Uma característica do “internetês” é a velocidade com que invade o vocabulário, impulsionado por um mundo cada vez mais conectado. “Vivemos uma realidade globalizada, com as pessoas entrando em contato mais cedo com o inglês e com a tecnologia virtual, em que a terminologia é baseada na língua inglesa”, observa Lucas Mariano, que defenderá tese de mestrado sobre as narrativas publicadas em meios digitais.

Ele se debruçou principalmente sobre as comunidades de fanfics – histórias criadas por fãs que se apropriam de personagens e enredos já conhecidos. “É algo tão forte que acabaram por atualizar a expressão fic, de ficção. Agora serve para nomear algo que não é verdadeiro. Você vê muitos perguntarem se é uma história fic, no sentido de ser falsa”, explica.

Digital ao analógico
Jogos on-line também são uma grande fonte de estrangeirismos. Mariano cita o termo GGWP, abreviação da frase inglesa good game, well played (bom jogo, bem jogado). “Quando você perde a partida, é uma forma de elogiar o adversário. O termo acabou extrapolando o meio e hoje é bastante usado em hashtags no Twitter”, comenta.

“Como todo mundo tem celular e está conectado à internet, a propagação é muito mais ágil. Hoje você usar googlar para pesquisar e, por causa dos jogos on-line, startar para começar”

Da mesma maneira que esses termos inundam nosso cotidiano, eles também desaparecem. “Ficam mais em ambientes restritos e não são acessíveis a um grande número de pessoas.
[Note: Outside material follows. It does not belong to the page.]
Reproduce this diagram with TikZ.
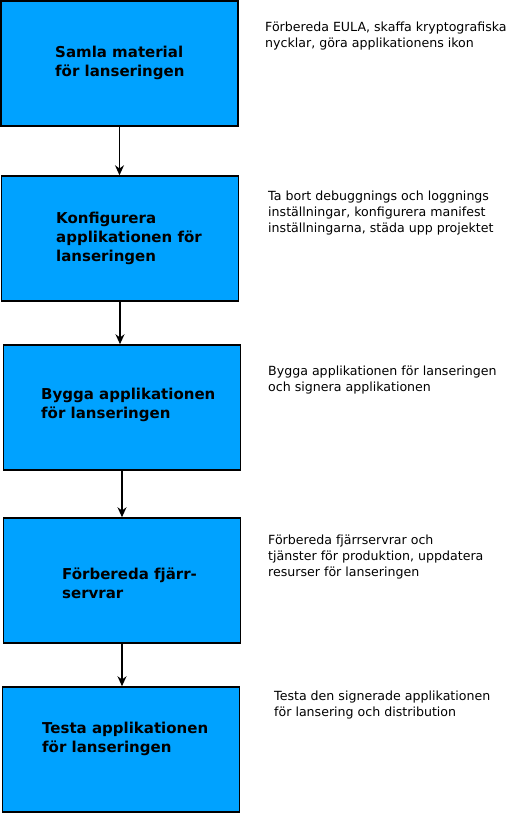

Mas se conseguem passar do digital para o analógico, se podemos dizer assim, acabam permanecendo na linguagem”, destaca Mariano.

Um exemplo bem-sucedido, citado por ele, é stalkear. Originário do inglês “to stalk” (perseguir), o termo virou, principalmente no Facebook, sinônimo de interesse exacerbado na vida de alguém. “A palavra foi apropriada por muitas pessoas e tem uma vida útil maior”.

Há também situações que podem parecer um exagero, como a criação de um gênero digital chamado GTS. “São histórias narradas em linguagem de programação, como terminações de programas. Para destacar um momento que acontece ou um sentimento, por exemplo, usa-se field.png, embora não haja nenhuma foto (anexada)”, assinala Mariano.